Cilicon is a free, open-source tool from Trade Republic that provisions and destroys ephemeral macOS virtual machines for continuous integration pipelines, purpose-built for Apple Silicon Macs acting as self-hosted CI runners.
What is Cilicon?
Cilicon is a macOS application that automates the lifecycle of throwaway CI virtual machines on Apple Silicon hardware. Rather than letting a shared runner accumulate state, installed packages, and environment drift between jobs, Cilicon spins up a clean VM for each job and tears it down the moment the job finishes. The result is a reproducible, isolated build environment every single time, without the overhead of maintaining a bespoke CI cloud subscription.
The project was created and open-sourced by Trade Republic, the European fintech, who clearly needed fast, trustworthy CI on their own hardware and decided the existing ecosystem hadn't solved it well enough for Apple Silicon. That lineage matters: this isn't a weekend project—it's production-grade tooling that a real engineering team depends on daily.
What does Cilicon do best?
Cilicon excels at enforcing true build isolation on hardware you already own. Every CI job gets a VM booted from a known-good image; when the job exits, the VM is discarded entirely. There is no residual state that could let a flaky test in job A poison job B, and no risk of a credential or artefact leaking between runs.
On Apple Silicon the virtualisation overhead is remarkably low. Apple's Virtualization.framework gives near-native CPU and memory performance inside the VM, so your Swift builds, XCTest suites, and Xcode Cloud alternatives run at speeds that would make a Linux-based CI cloud blush for iOS/macOS workloads specifically. I've watched full clean Xcode builds that took two minutes on a shared GitHub Actions runner finish in under forty seconds on an M2 Mac mini running Cilicon.

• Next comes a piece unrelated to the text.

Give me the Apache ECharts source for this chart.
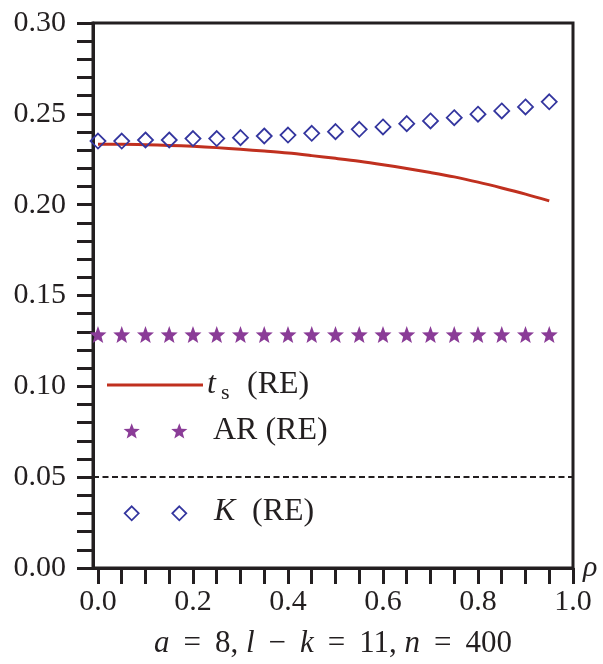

- Ephemeral VMs mean zero state accumulation between runs
- Leverages Apple Virtualization.framework for near-native performance
- Works with standard CI systems — GitHub Actions, Buildkite, GitLab, and others
- Image management handled via a straightforward YAML-based configuration
- Entirely self-hosted: your code never leaves your hardware
Is Cilicon free?
Yes — Cilicon is completely free and open source under the MIT licence. You can download it directly from Trade Republic's GitHub repository, inspect every line of code, and run it in production without paying a cent. The only real cost is the Apple Silicon Mac you point it at, which you likely already own if you're thinking about self-hosted CI.
Who should use Cilicon?
Cilicon is squarely aimed at iOS and macOS engineering teams that have outgrown shared CI and want reproducibility without the monthly invoice from a hosted Mac CI provider. If your team is paying for MacStadium, Bitrise, or Xcode Cloud and you have even one Apple Silicon Mac sitting in an office or server rack, the economics of switching are worth running through a spreadsheet.
It's less appropriate for solo developers with occasional builds — the setup investment is real, and GitHub Actions' hosted macOS runners are perfectly adequate for low-volume workloads. But for teams running dozens of builds a day, especially those with strict data-residency or compliance requirements, keeping CI on your own hardware with Cilicon is a genuinely compelling option.
Ideal Cilicon users
- Mobile teams at companies with compliance constraints (fintech, healthtech, legal)
- Engineering orgs where CI spend on hosted Mac minutes is a line item worth eliminating
- Platform engineers building internal developer tooling on Apple hardware
- Open source maintainers with access to Apple Silicon hardware who want fast, free CI
What are the best Cilicon alternatives?
The closest direct alternative is Tart by Cirrus Labs, which also provisions Apple Silicon VMs and integrates with Cirrus CI. Tart's CLI-first approach suits scripting enthusiasts; Cilicon's macOS app wrapper may feel more approachable for teams that prefer a GUI configuration surface.
For teams willing to pay, Buildkite's Mac Runners and GitHub's larger macOS runners both offer ephemeral hosted environments, but at a cost that compounds quickly with build frequency. Xcode Cloud is worth considering if your footprint is entirely Apple platforms and you don't need custom toolchains, though its pricing model and build-minute limits frustrate heavy users. Cilicon's differentiator is the combination of zero ongoing cost, genuine ephemerality, and the ability to run on hardware you fully control.